Pinick was named the Most Valuable Player in his league this past winter. For the season, he averaged 16 points, nine rebounds and four assists. Pinick’s head coach at Lutheran, Chris Nordstrom, said that as good as Travis is now, he sees him excelling against collegiate competition.
“He’s one of these kids who is just starting to touch the surface of his abilities,” Nordstrom said. “He’s very athletic. He’s a very strong offensive player. He can play inside, he can play outside, and he has a midrange game. We played 28 games this season. In 20 of those 28 games, he probably had a dunk and a three-pointer. I think as he gets stronger at Yale, he’s going to grow exponentially as a player.”
Nordstrom added that Pinick has also improved as a defender.
“The offensive stuff was always there, but defensively — it was a weakness for him,” Nordstrom said. “But he’s improved. From day one to day 300 here, his defensive ability has improved dramatically.”
Pinick played his first two seasons on junior varsity, and he was a varsity starter his junior year until he broke a bone in his foot. After playing through the injury for several days, he finally went to the doctor, where he received disheartening news: He would have to sit out of competitive basketball for four months. On that timetable, he would have been getting back on the court by midsummer, when the recruiting process is in full swing.
Pinick said he got a second, and ultimately more favorable, opinion and was back on the court in a month and a half.
“At the time it happened, I think only Harvard and UCI had shown any interest,” Pinick said. “When you go through an injury, you wonder if you’ll be able to come back as strong as you were before. But I think it helped me focus my priorities and get back to the basics.”
If there were any people who doubted his ability to come back, Pinick proved them wrong his senior season with his big numbers and his leadership as team captain.
The Lancers started the season 18-4 but lost two of their best players to broken hands late in the season. The team struggled down the stretch and stumbled into the playoffs with four losses in its last six games. In a first round playoff loss to Estancia High, Pinick nearly carried the team to victory with 39 points and 18 rebounds.
Nordstrom said that game was representative of Pinick’s growing maturity on and off the court.
“It’s a Christian school, and he’s a very faithful kid,” Nordstrom said. “He really displays that kind of decision-making. He’s got a nice group of friends — he’s a very likable guy. There’s a lot of pressure on him here because his dad is the principal. He’s handled that very well, too.”
Pinick said his father has been the most influential figure in his life on the court.

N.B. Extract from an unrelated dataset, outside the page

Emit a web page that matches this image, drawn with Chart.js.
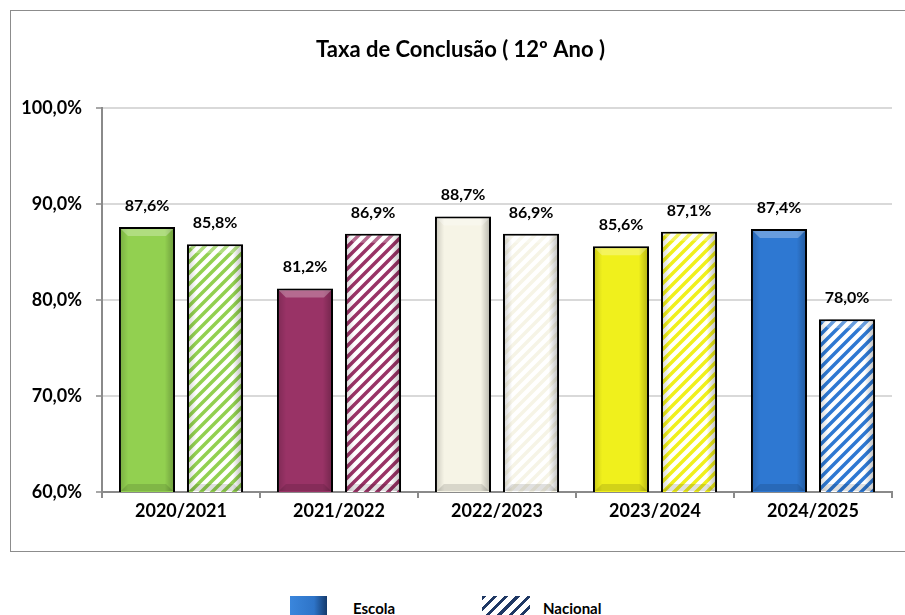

“He’s always been there,” Pinick said of his dad. “He really never coached me, but he just got me going with people he knew. He never deterred my efforts or my dream to be a D-I player. He talked to me about what we needed to do to get there. He’s also the principal of the high school — that’s how I get into the gym. He’s given me the keys, something he’s entrusted me with over the last eight years.”
Pinick has already started to connect with his fellow class of 2009 teammates. He made his initial recruiting trip with guard Ed White of Los Angeles, and he said the two have plans to play together this summer at UCLA.
Pinick said he knows that he will have to earn his minutes at the collegiate level. At 190 pounds, he is light for his height, but he plans to add muscle through a steady workout regimen over the summer and in the fall on campus.
“Right now I’m lifting four days a week,” Pinick said. “I also play volleyball, which has helped my jumping as well. I’m shooting roughly 1,500 jumpers a week. We have this device on the hoop that rebounds for you, so I shoot three or four nights a week.”
Jones said Pinick’s role on the team his freshman year is largely in his own hands.
“A lot of it depends on what he does over the summer — how hard he works,” Jones said. “I envision a kid who will play two or three for us, maybe four when he gets bigger and stronger.”
Pinick seemed to be of the same mind.
“I think that it all comes back to how much work I put in between now and the season,” Pinick said. “I don’t expect to be given anything. I think Coach Jones is a winner, and I’m going to do whatever it takes to get on the court and help him win.”